### Material
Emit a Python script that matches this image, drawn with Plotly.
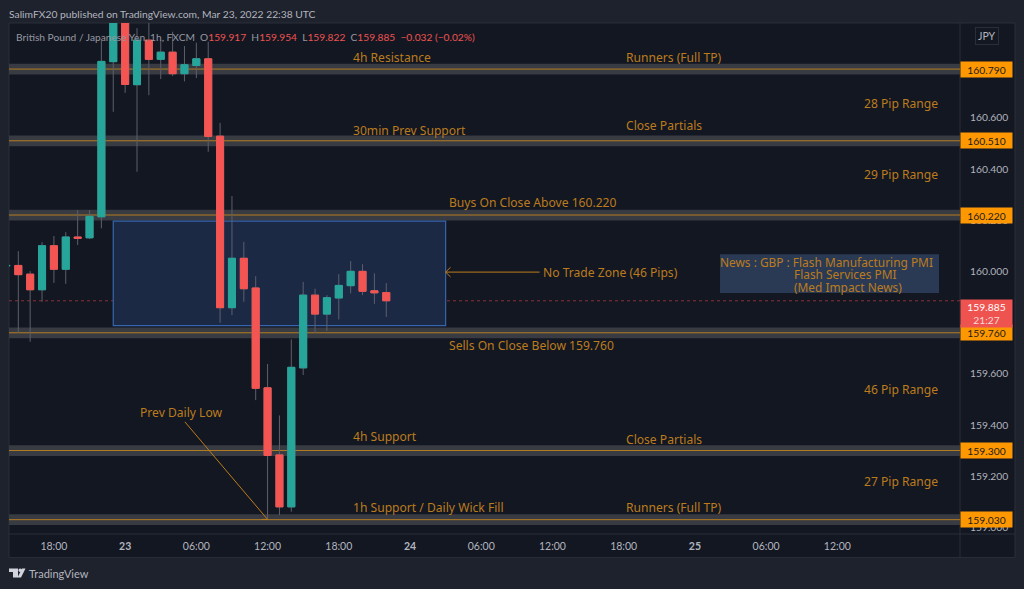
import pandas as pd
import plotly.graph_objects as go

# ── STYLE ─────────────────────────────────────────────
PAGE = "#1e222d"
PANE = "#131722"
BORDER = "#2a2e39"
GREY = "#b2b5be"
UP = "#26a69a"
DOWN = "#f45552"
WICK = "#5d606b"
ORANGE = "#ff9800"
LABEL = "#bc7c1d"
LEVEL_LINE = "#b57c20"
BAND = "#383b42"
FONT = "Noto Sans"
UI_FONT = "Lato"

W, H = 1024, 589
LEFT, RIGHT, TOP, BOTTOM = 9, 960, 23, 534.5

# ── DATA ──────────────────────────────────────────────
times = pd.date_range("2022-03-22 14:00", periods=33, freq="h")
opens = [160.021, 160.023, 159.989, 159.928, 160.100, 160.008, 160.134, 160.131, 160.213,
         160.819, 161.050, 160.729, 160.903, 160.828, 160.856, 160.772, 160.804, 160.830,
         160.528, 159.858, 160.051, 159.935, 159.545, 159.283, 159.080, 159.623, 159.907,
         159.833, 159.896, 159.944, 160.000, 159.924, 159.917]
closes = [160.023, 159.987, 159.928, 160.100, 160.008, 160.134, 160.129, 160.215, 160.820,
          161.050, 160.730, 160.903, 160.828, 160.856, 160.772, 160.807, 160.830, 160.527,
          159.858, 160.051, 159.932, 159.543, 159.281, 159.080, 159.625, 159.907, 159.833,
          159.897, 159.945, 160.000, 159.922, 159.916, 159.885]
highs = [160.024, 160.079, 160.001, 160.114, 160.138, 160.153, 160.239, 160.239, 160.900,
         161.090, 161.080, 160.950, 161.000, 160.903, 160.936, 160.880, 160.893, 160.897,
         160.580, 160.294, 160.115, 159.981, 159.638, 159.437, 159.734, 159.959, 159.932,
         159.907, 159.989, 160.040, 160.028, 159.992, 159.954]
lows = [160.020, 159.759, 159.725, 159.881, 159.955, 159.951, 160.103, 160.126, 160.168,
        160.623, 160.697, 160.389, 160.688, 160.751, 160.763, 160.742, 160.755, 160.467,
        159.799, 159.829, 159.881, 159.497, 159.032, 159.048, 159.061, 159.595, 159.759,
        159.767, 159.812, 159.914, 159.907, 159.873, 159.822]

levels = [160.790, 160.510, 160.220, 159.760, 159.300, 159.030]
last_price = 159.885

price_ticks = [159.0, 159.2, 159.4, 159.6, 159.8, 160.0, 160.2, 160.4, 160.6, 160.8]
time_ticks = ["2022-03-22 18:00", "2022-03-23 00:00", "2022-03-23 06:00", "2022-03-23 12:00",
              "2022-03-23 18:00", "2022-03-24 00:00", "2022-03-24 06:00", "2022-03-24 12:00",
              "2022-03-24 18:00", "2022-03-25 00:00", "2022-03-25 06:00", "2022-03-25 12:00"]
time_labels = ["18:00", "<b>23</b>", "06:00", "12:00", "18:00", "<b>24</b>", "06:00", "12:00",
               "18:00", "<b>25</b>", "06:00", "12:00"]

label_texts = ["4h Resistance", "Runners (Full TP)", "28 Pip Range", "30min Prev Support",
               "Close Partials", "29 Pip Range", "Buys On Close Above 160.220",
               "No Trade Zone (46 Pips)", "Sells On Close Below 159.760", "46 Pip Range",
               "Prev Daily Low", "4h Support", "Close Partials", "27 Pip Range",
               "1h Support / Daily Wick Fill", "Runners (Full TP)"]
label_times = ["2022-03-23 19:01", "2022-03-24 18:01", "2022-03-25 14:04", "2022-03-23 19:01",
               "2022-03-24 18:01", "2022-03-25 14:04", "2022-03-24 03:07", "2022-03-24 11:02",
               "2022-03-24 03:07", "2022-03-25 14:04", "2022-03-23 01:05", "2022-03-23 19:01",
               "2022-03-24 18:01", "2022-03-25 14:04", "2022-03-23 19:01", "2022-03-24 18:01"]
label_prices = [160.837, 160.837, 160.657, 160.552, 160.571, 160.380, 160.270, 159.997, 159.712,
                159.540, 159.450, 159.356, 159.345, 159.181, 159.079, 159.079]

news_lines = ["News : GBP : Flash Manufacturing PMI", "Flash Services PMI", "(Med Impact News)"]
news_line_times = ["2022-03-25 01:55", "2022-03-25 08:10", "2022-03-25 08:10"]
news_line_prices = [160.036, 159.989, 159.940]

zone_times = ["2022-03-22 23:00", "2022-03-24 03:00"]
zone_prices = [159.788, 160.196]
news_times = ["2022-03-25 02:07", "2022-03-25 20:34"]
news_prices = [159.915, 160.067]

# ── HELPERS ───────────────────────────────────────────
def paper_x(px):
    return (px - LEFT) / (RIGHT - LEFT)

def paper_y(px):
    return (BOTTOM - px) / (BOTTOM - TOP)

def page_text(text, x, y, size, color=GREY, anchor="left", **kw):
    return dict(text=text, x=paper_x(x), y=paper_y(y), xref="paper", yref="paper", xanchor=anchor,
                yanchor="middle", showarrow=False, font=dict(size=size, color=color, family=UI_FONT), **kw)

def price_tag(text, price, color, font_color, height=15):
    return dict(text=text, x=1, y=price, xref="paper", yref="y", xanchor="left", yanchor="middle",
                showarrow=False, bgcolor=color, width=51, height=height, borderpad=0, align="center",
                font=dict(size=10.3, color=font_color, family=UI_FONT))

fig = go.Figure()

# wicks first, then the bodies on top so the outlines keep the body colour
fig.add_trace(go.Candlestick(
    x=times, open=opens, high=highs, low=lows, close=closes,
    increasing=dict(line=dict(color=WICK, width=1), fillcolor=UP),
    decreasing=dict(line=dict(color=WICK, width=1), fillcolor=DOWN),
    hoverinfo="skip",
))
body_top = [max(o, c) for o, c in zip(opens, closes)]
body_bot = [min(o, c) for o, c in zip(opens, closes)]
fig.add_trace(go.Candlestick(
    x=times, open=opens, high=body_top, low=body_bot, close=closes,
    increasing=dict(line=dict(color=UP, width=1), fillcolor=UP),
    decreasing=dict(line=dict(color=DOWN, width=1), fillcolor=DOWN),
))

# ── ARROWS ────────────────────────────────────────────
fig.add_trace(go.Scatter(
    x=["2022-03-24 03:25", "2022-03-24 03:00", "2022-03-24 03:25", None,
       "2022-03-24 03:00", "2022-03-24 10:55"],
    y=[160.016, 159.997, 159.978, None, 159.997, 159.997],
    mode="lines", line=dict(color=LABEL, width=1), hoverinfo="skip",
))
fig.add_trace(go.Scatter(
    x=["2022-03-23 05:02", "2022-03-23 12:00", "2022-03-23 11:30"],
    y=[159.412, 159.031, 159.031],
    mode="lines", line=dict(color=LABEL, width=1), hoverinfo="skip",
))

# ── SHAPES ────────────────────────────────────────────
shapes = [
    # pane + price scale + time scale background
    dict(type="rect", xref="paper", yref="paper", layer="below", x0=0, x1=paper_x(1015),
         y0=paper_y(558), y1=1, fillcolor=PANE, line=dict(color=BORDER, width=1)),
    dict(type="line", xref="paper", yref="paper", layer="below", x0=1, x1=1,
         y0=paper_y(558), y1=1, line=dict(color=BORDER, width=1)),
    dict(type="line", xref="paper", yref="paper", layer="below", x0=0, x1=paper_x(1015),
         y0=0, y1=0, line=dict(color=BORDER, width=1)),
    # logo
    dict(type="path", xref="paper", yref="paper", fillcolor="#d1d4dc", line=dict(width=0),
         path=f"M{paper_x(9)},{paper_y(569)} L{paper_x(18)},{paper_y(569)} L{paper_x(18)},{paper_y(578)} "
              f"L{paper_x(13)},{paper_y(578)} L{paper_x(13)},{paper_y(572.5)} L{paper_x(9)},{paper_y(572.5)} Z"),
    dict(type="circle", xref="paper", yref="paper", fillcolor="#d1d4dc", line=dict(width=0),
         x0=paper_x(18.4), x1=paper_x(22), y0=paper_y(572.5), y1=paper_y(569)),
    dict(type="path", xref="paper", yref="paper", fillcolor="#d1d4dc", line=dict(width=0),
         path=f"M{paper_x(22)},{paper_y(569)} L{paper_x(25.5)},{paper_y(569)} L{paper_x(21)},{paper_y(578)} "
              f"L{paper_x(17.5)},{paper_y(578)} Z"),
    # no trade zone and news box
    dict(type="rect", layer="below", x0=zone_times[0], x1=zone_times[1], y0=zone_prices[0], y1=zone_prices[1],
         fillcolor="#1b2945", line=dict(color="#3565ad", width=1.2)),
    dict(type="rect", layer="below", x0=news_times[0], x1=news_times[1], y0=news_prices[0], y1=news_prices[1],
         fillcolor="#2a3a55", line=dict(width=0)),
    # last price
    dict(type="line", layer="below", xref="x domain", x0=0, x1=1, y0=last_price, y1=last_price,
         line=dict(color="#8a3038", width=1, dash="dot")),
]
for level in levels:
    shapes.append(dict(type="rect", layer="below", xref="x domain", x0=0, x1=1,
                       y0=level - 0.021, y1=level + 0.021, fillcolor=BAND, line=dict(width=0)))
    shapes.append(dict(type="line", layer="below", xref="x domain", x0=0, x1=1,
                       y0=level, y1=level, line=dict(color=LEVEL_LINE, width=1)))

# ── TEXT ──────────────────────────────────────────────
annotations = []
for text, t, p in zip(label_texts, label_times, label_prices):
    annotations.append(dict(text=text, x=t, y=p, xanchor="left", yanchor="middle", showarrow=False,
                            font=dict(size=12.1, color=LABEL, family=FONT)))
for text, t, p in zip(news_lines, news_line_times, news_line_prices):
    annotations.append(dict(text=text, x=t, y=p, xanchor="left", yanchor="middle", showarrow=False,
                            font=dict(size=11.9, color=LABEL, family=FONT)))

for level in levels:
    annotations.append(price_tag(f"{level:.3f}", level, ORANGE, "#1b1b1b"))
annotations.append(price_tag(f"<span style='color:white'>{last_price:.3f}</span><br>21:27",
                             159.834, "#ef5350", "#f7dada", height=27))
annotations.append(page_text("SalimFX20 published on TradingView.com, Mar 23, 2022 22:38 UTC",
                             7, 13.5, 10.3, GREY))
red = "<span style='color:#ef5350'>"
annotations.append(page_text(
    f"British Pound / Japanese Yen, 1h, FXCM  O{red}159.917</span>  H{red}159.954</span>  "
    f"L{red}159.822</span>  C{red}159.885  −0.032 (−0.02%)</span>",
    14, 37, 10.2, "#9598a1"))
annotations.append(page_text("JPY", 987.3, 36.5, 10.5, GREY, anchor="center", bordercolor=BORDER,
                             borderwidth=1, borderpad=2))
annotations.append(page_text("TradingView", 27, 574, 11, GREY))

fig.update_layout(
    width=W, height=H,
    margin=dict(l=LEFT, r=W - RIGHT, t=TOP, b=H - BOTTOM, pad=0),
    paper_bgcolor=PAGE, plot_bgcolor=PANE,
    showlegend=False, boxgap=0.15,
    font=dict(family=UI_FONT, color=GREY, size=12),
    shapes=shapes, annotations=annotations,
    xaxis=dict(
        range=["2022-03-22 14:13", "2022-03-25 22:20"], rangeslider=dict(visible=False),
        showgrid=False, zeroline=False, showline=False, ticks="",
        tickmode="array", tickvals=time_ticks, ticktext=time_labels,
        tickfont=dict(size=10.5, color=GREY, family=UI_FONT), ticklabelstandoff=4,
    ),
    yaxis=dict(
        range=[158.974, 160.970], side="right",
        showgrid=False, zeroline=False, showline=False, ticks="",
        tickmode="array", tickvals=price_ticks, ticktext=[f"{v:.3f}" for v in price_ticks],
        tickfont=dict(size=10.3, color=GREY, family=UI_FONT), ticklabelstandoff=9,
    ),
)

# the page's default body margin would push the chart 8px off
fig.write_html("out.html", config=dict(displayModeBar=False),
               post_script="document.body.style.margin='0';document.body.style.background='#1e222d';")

### Task to carry out
Only the lines from the start of the material through the line containing "import plotly.graph_objects as go" should be transcribed. Pictures stay out.

### Result
Emit a Python script that matches this image, drawn with Plotly.
import pandas as pd
import plotly.graph_objects as go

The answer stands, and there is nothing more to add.